Start of MATERIAL FOR THIS TASK

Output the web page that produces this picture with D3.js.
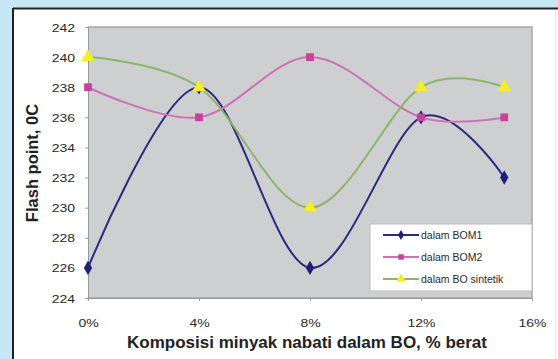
<!DOCTYPE html>
<html><head><meta charset="utf-8">
<script src="https://cdn.jsdelivr.net/npm/d3@7"></script>
<style>body{margin:0;background:#c6e7f6;}svg{display:block;}</style>
</head><body>
<script>
const xValues = [0, 4, 8, 12, 15];
const bom1 = [226, 238, 226, 236, 232];
const bom2 = [238, 236, 240, 236, 236];
const sintetik = [240, 238, 230, 238, 238];
const seriesNames = ["dalam BOM1", "dalam BOM2", "dalam BO sintetik"];
const yTicks = [224, 226, 228, 230, 232, 234, 236, 238, 240, 242];
const xTicks = [0, 4, 8, 12, 16];

const W = 558, H = 359;
const FONT = "Arial, Liberation Sans, sans-serif";
const svg = d3.select("body").append("svg").attr("width", W).attr("height", H);
svg.append("rect").attr("width", W).attr("height", H).attr("fill", "#c6e7f6");
svg.append("rect").attr("x", 14).attr("y", 9).attr("width", W - 14).attr("height", H - 9).attr("fill", "#fff");
svg.append("line").attr("x1", 13).attr("x2", 13).attr("y1", 8).attr("y2", H).attr("stroke", "#222").attr("stroke-width", 2);
svg.append("line").attr("x1", 13).attr("x2", W).attr("y1", 8.5).attr("y2", 8.5).attr("stroke", "#222").attr("stroke-width", 2);
svg.append("line").attr("x1", 555.5).attr("x2", 555.5).attr("y1", 10).attr("y2", H).attr("stroke", "#e6e6e6");

const L = 88, R = 532, T = 27, B = 298;
const x = d3.scaleLinear().domain([0, 16]).range([L, R]);
const y = d3.scaleLinear().domain([224, 242]).range([B, T]);

svg.append("rect").attr("x", L).attr("y", T).attr("width", R - L).attr("height", B - T)
  .attr("fill", "#cdcfd0");
svg.append("path").attr("d", `M${L},${T}H${R}V${B}H${L}`).attr("fill", "none").attr("stroke", "#a8a8a8").attr("stroke-width", 1.5);

const yAxis = svg.append("g").attr("transform", `translate(${L},0)`)
  .call(d3.axisLeft(y).tickValues(yTicks).tickSize(3).tickPadding(10));
yAxis.select(".domain").attr("stroke", "#999");
yAxis.selectAll(".tick line").attr("stroke", "#999");
yAxis.selectAll("text").attr("font-family", FONT).attr("font-size", 14).attr("fill", "#2a2a2a")
  .attr("dy", "0.36em").attr("transform", "scale(1,0.8)").each(function(d){ d3.select(this).attr("y", 0); });

const xAxis = svg.append("g").attr("transform", `translate(0,${B})`)
  .call(d3.axisBottom(x).tickValues(xTicks).tickFormat(d => d + "%").tickSize(3).tickPadding(12));
xAxis.select(".domain").attr("stroke", "#999");
xAxis.selectAll(".tick line").attr("stroke", "#999");
xAxis.selectAll("text").attr("font-family", FONT).attr("font-size", 14).attr("fill", "#2a2a2a")
  .attr("dy", null).attr("y", 0).attr("transform", "translate(0,29) scale(1,0.8)");

const series = [
  {name: seriesNames[0], vals: bom1, line: "#2a2a80", marker: "#1f1f78", sym: d3.symbolDiamond, size: 60},
  {name: seriesNames[1], vals: bom2, line: "#cf72b4", marker: "#c9409e", sym: d3.symbolSquare, size: 60},
  {name: seriesNames[2], vals: sintetik, line: "#8db56a", marker: "#f2ee2a", sym: d3.symbolTriangle, size: 80}
];
const lineGen = d3.line().x(d => x(d[0])).y(d => y(d[1])).curve(d3.curveCardinal.tension(0));

series.forEach(s => {
  const pts = xValues.map((v, i) => [v, s.vals[i]]);
  svg.append("path").datum(pts).attr("d", lineGen).attr("fill", "none")
    .attr("stroke", s.line).attr("stroke-width", 2);
});
series.forEach(s => {
  const pts = xValues.map((v, i) => [v, s.vals[i]]);
  svg.selectAll(null).data(pts).enter().append("path")
    .attr("d", d3.symbol().type(s.sym).size(s.size))
    .attr("transform", d => `translate(${x(d[0])},${y(d[1])})`)
    .attr("fill", s.marker);
});

// legend
const lg = svg.append("g");
lg.append("rect").attr("x", 370).attr("y", 224).attr("width", 162).attr("height", 67)
  .attr("fill", "#fff").attr("stroke", "#bbb");
series.forEach((s, i) => {
  const yy = 235 + i * 22;
  lg.append("line").attr("x1", 383).attr("x2", 419).attr("y1", yy).attr("y2", yy)
    .attr("stroke", s.line).attr("stroke-width", 2);
  lg.append("path").attr("d", d3.symbol().type(s.sym).size(s.size * 0.5))
    .attr("transform", `translate(401,${yy})`).attr("fill", s.marker);
  lg.append("text").attr("x", 421).attr("y", yy + 4).text(s.name)
    .attr("font-family", FONT).attr("font-size", 10.5).attr("fill", "#2a2a2a");
});

svg.append("text").attr("x", 307).attr("y", 348).attr("text-anchor", "middle")
  .attr("font-family", FONT).attr("font-size", 17).attr("font-weight", "bold")
  .attr("fill", "#222").text("Komposisi minyak nabati dalam BO, % berat");
svg.append("text").attr("transform", "translate(38,163) rotate(-90)").attr("text-anchor", "middle")
  .attr("font-family", FONT).attr("font-size", 16.5).attr("font-weight", "bold")
  .attr("fill", "#222").text("Flash point, 0C");
</script>
</body></html>
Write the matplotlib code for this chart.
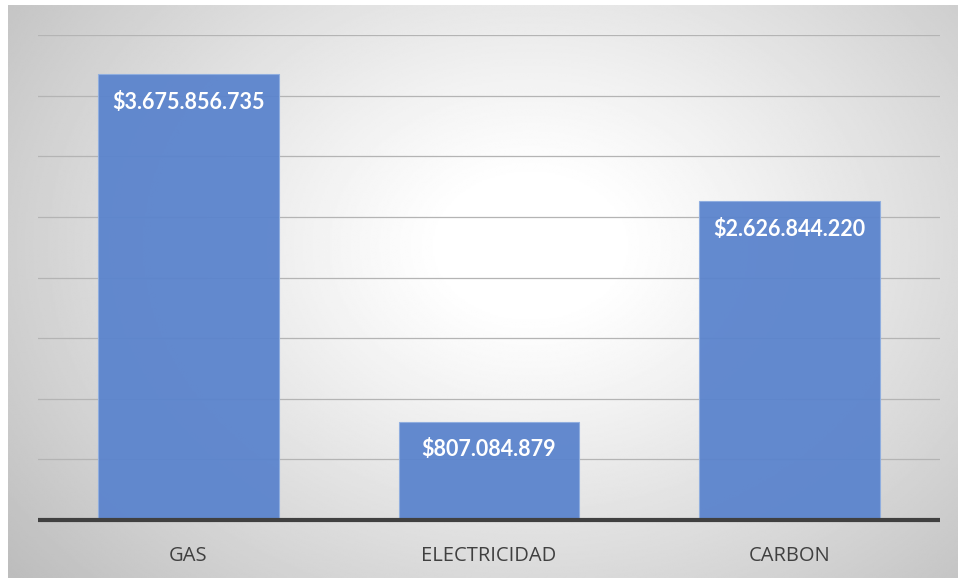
import numpy as np
import matplotlib
matplotlib.use("Agg")
import matplotlib.pyplot as plt

categories = ["GAS", "ELECTRICIDAD", "CARBON"]
values = [3675856735, 807084879, 2626844220]
labels = ["$3.675.856.735", "$807.084.879", "$2.626.844.220"]

W, H = 958, 578
fig = plt.figure(figsize=(W / 100, H / 100), dpi=100)
fig.patch.set_facecolor("white")

# radial grey background, white in the middle
bg = fig.add_axes([8 / W, 0, 1 - 8 / W, 1 - 5 / H])
bg.set_axis_off()
yy, xx = np.mgrid[0:1:400j, 0:1:600j]
d = np.sqrt(((xx - 0.55) / 0.75) ** 2 + ((yy - 0.42) / 0.95) ** 2)
shade = np.clip(1.0 - 0.32 * np.clip(d - 0.12, 0, None) ** 1.1, 0.74, 1.0)
bg.imshow(shade, cmap="gray", vmin=0, vmax=1, aspect="auto",
          extent=[0, 1, 1, 0], interpolation="bilinear")

ax = fig.add_axes([38 / W, (H - 520) / H, (940 - 38) / W, (520 - 35) / H])
ax.patch.set_alpha(0)

x = np.arange(len(categories))
ax.bar(x, values, width=0.6, color="#5B84CD", edgecolor="#8FAEE0",
       linewidth=0.8, alpha=0.95, zorder=2)

ax.set_xlim(-0.5, 2.5)
ax.set_ylim(0, 4e9)
ax.set_yticks(np.arange(0, 4e9 + 1, 5e8))
ax.yaxis.grid(True, color="#b4b4b4", linewidth=0.9, zorder=1)
ax.set_axisbelow(True)
ax.tick_params(axis="y", left=False, labelleft=False)
ax.tick_params(axis="x", bottom=False, pad=15, labelsize=14.5, labelcolor="#404040")
ax.set_xticks(x)
ax.set_xticklabels(categories, fontfamily="Open Sans")
for side in ["top", "right", "left"]:
    ax.spines[side].set_visible(False)
ax.spines["bottom"].set_color("#404040")
ax.spines["bottom"].set_linewidth(3)
ax.spines["bottom"].set_capstyle("butt")
ax.spines["bottom"].set_zorder(3)

for xi, v, lab in zip(x, values, labels):
    ax.annotate(lab, (xi, v), xytext=(0, -20), textcoords="offset points",
                ha="center", va="center", color="white", fontsize=15.5,
                fontweight="bold", fontfamily="Lato", zorder=4)

fig.savefig("out.png", dpi=100)
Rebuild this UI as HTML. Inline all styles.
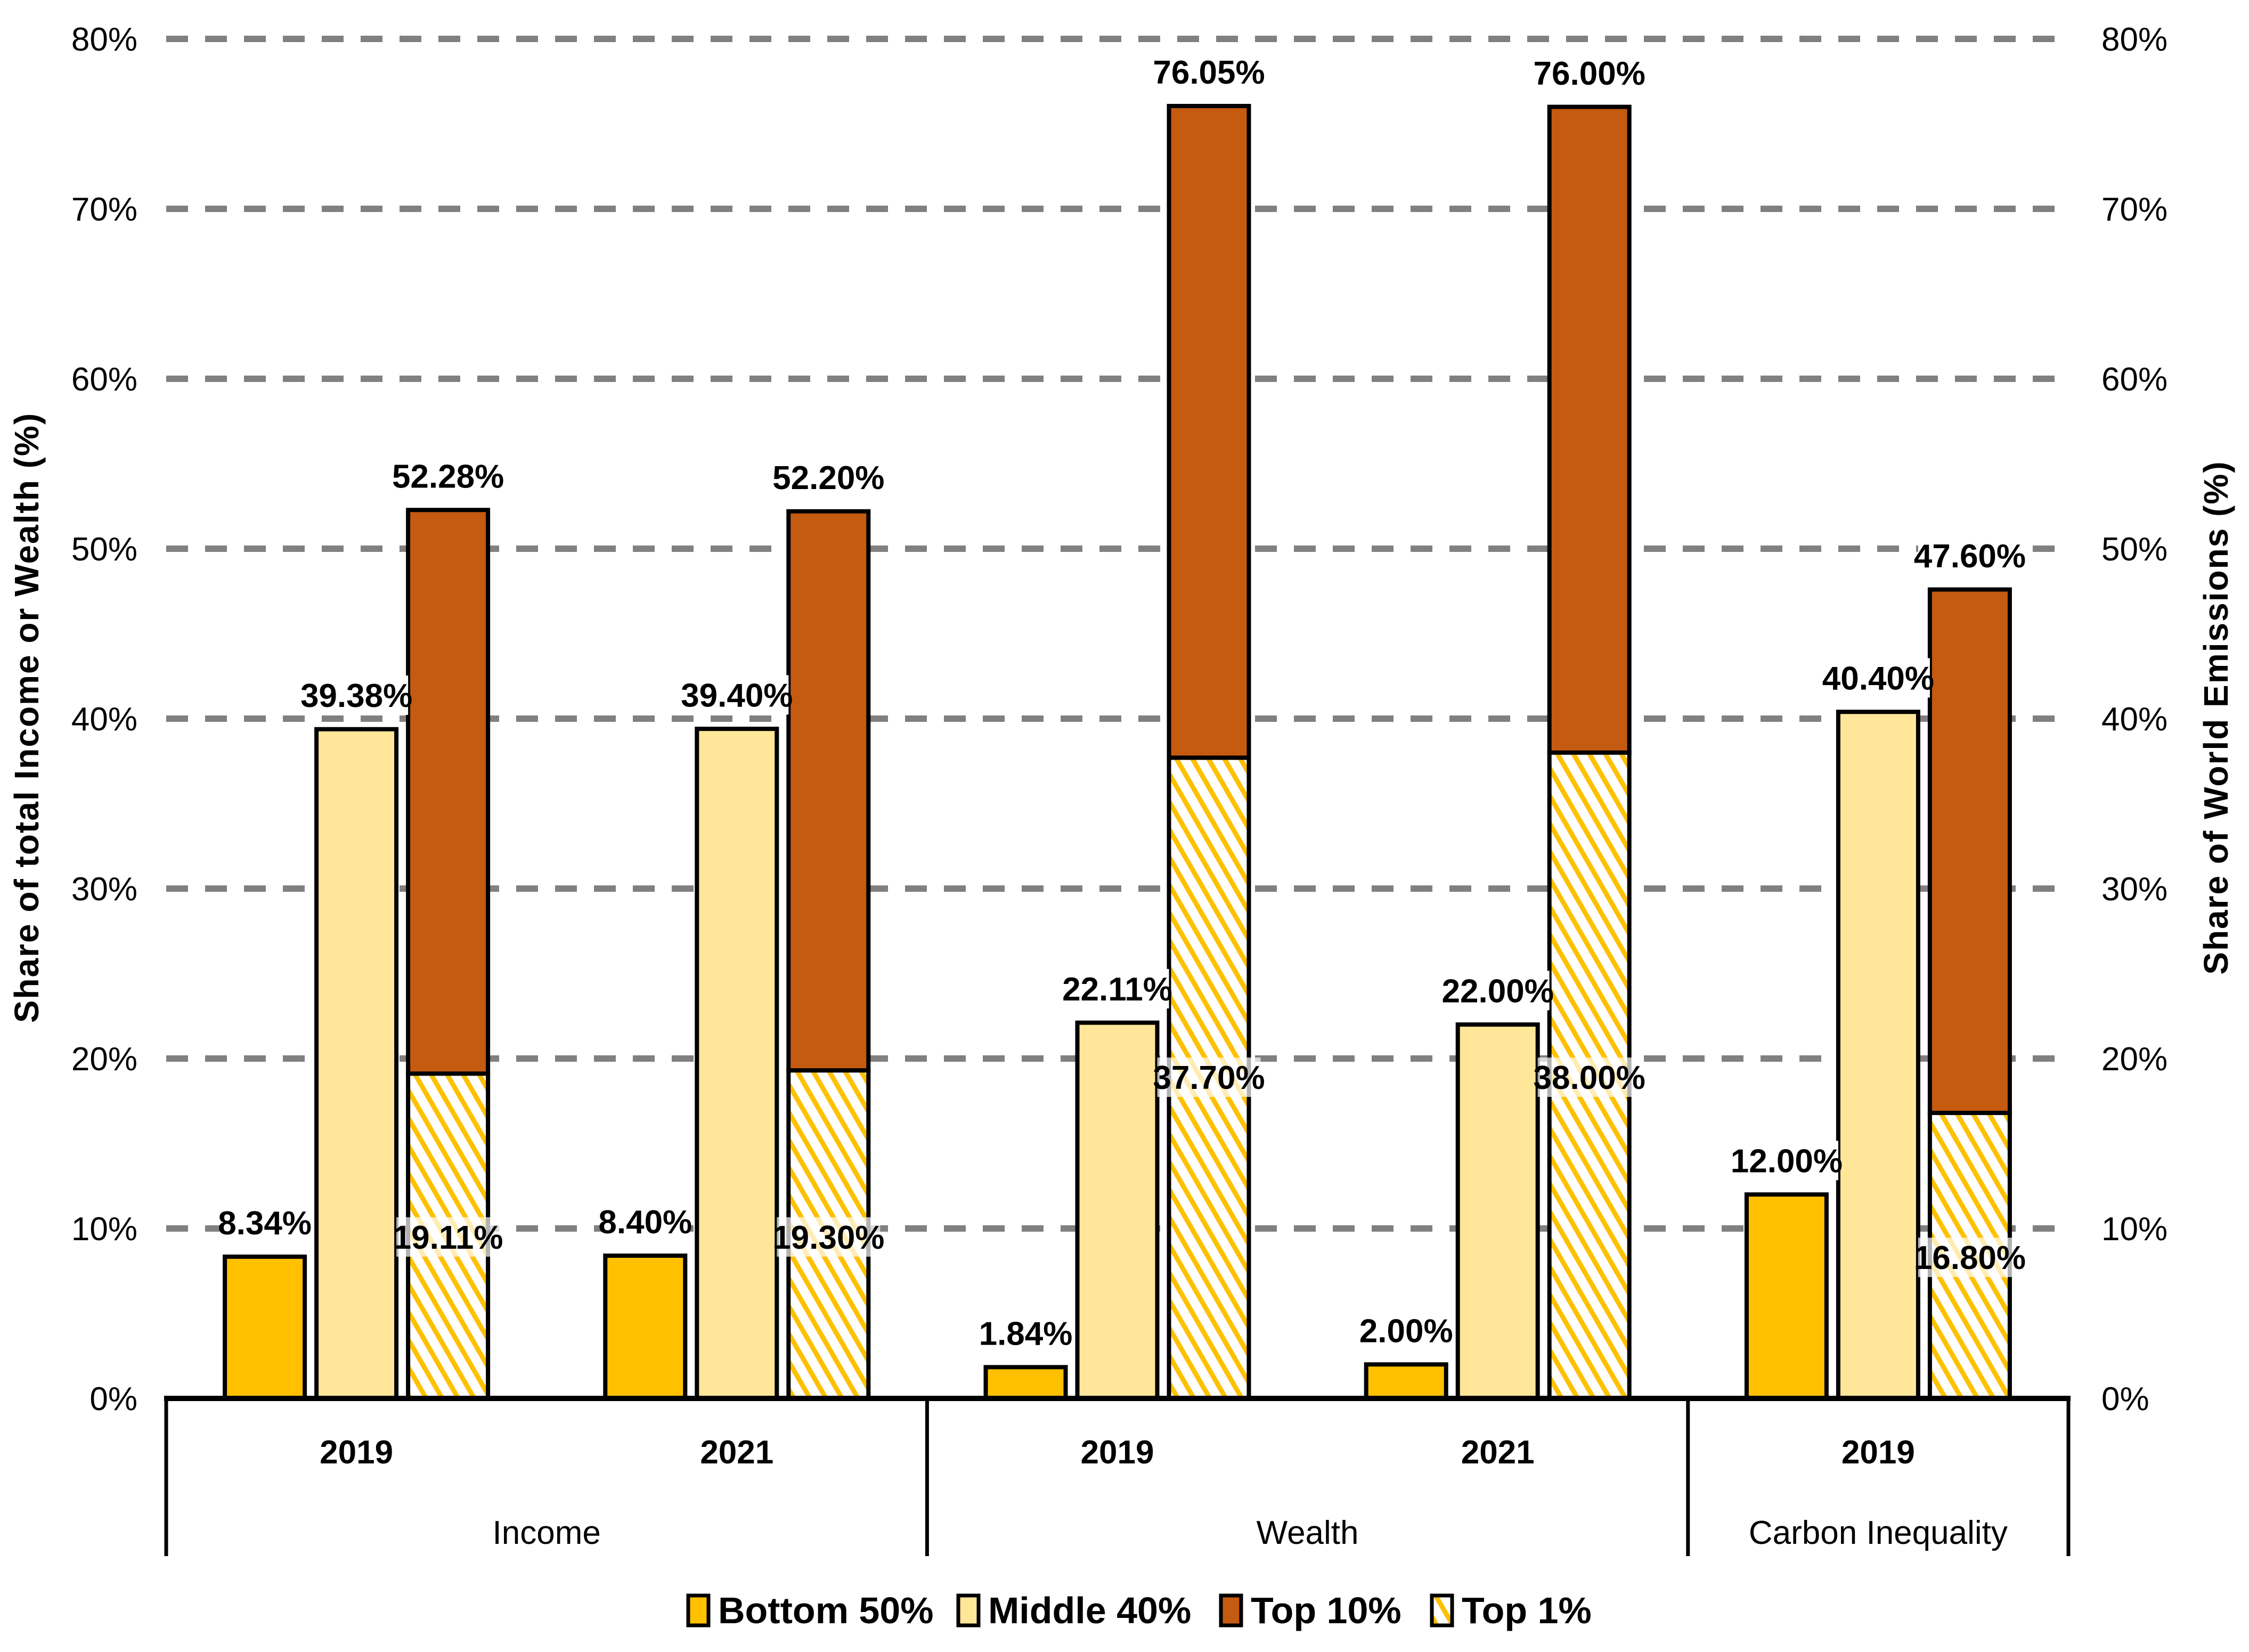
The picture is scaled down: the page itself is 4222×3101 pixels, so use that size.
<!DOCTYPE html>
<html><head><meta charset="utf-8"><style>
html,body{margin:0;padding:0;background:#fff;}
svg{display:block;}
text{font-family:"Liberation Sans Narrow","Liberation Sans",sans-serif;font-weight:bold;fill:#000;}
text.norm{font-weight:normal;}
</style></head><body>
<svg id="chart" xmlns="http://www.w3.org/2000/svg" width="4222" height="3101" viewBox="0 0 4222 3101">
<defs>
<pattern id="hatch" patternUnits="userSpaceOnUse" width="26" height="26" patternTransform="rotate(-30)">
<rect width="26" height="26" fill="#fff"/>
<rect x="0" y="0" width="9" height="26" fill="#FFC000"/>
</pattern>
</defs>
<g id="grid"></g>
<g id="bars"></g>
<g id="labels"></g>
<g id="axes"></g>
<text transform="translate(72,1347) rotate(-90)" text-anchor="middle" font-size="64" style="font-family:'Liberation Sans',sans-serif;letter-spacing:2px">Share of total Income or Wealth (%)</text>
<text transform="translate(4182,1347) rotate(-90)" text-anchor="middle" font-size="64" style="font-family:'Liberation Sans',sans-serif;letter-spacing:2px">Share of World Emissions (%)</text>
<g id="legend"></g>
</svg>
<script>
const years = ["2019","2021","2019","2021","2019"];
const groups = ["Income","Wealth","Carbon Inequality"];
const groupSpan = [2,2,1];
const bottom50 = [8.34, 8.40, 1.84, 2.00, 12.00];
const middle40 = [39.38, 39.40, 22.11, 22.00, 40.40];
const top10 = [52.28, 52.20, 76.05, 76.00, 47.60];
const top1 = [19.11, 19.30, 37.70, 38.00, 16.80];
const top1LabelAt = [9.5, 9.5, 18.9, 18.9, 8.3];
const yTicks = [0,10,20,30,40,50,60,70,80];
const yTickLabels = ["0%","10%","20%","30%","40%","50%","60%","70%","80%"];

const NS="http://www.w3.org/2000/svg";
const X0=312, X1=3883, Y0=2625, Y80=73;
const yS=v=>Y0-(Y0-Y80)*v/80;
const catW=(X1-X0)/years.length;
const xC=i=>X0+catW*(i+0.5);
const BW=150, OFF=172;
function mk(tag,attrs,parent){const e=document.createElementNS(NS,tag);for(const k in attrs)e.setAttribute(k,attrs[k]);parent.appendChild(e);return e;}
const grid=document.getElementById('grid'),bars=document.getElementById('bars'),labels=document.getElementById('labels'),axes=document.getElementById('axes');
yTicks.forEach((t,i)=>{
  if(t>0){const l=mk('line',{x1:X0,x2:X1,y1:yS(t),y2:yS(t),stroke:'#808080','stroke-width':12,'stroke-dasharray':'41 32'},grid);
  
  }
  const a=mk('text',{x:258,y:yS(t)+22,'text-anchor':'end','font-size':62,'class':'norm'},axes);a.textContent=yTickLabels[i];
  
  
  const b=mk('text',{x:3945,y:yS(t)+22,'text-anchor':'start','font-size':62,'class':'norm'},axes);b.textContent=yTickLabels[i];
  
  
});
function bar(x,v0,v1,fill,name){const r=mk('rect',{x:x-BW/2,y:yS(v1),width:BW,height:yS(v0)-yS(v1),fill:fill,stroke:'#000','stroke-width':8},bars);
  
  return r;}
function label(x,v,txt,alpha,name){
  const w=txt.length*31+8,h=74;
  const bg=mk('rect',{x:x-w/2,y:yS(v)-h/2,width:w,height:h,fill:'#fff','fill-opacity':alpha},labels);
  
  
  const t=mk('text',{x:x,y:yS(v)+22,'text-anchor':'middle','font-size':62},labels);t.textContent=txt;
  
  
}
const f=v=>v.toFixed(2)+'%';
years.forEach((y,i)=>{
  const c=xC(i);
  bar(c-OFF,0,bottom50[i],'#FFC000','bar-bottom50-'+i);
  bar(c,0,middle40[i],'#FFE699','bar-middle40-'+i);
  bar(c+OFF,top1[i],top10[i],'#C55A11','bar-top10-'+i);
  bar(c+OFF,0,top1[i],'url(#hatch)','bar-top1-'+i);
  label(c-OFF,bottom50[i]+2.0,f(bottom50[i]),1,'label-bottom50-'+i);
  label(c,middle40[i]+2.0,f(middle40[i]),1,'label-middle40-'+i);
  label(c+OFF,top10[i]+2.0,f(top10[i]),1,'label-top10-'+i);
  label(c+OFF,top1LabelAt[i],f(top1[i]),0.7,'label-top1-'+i);
  const yt=mk('text',{x:c,y:2747,'text-anchor':'middle','font-size':62},axes);yt.textContent=y;
  
  
});
mk('line',{x1:X0-4,x2:X1+4,y1:Y0,y2:Y0,stroke:'#000','stroke-width':10},axes);
let k=0;
const sep=[X0];
groups.forEach((g,gi)=>{
  const s=k,e=k+groupSpan[gi];k=e;
  sep.push(X0+catW*e);
  const gt=mk('text',{x:X0+catW*(s+e)/2,y:2898,'text-anchor':'middle','font-size':62,'class':'norm'},axes);gt.textContent=g;
  
  
});
sep.forEach(x=>{mk('line',{x1:x,x2:x,y1:Y0,y2:2921,stroke:'#000','stroke-width':7},axes);});
const leg=document.getElementById('legend');
const legItems=[["Bottom 50%","#FFC000",1292],["Middle 40%","#FFE699",1799],["Top 10%","#C55A11",2292],["Top 1%","url(#hatch)",2688]];
legItems.forEach(it=>{
  const r=mk('rect',{x:it[2],y:2995,width:38,height:56,fill:it[1],stroke:'#000','stroke-width':7},leg);
  
  
  const t=mk('text',{x:it[2]+56,y:3047,'font-size':70},leg);t.textContent=it[0];
  
  
});
</script>
</body></html>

End of MATERIAL FOR THIS TASK

■ EXERCISE TASK:
Copy out each line in the listing that has the word "picture".

■ EXPECTED ANSWER:
Output the web page that produces this picture with D3.js.
The picture is scaled down: the page itself is 4222×3101 pixels, so use that size.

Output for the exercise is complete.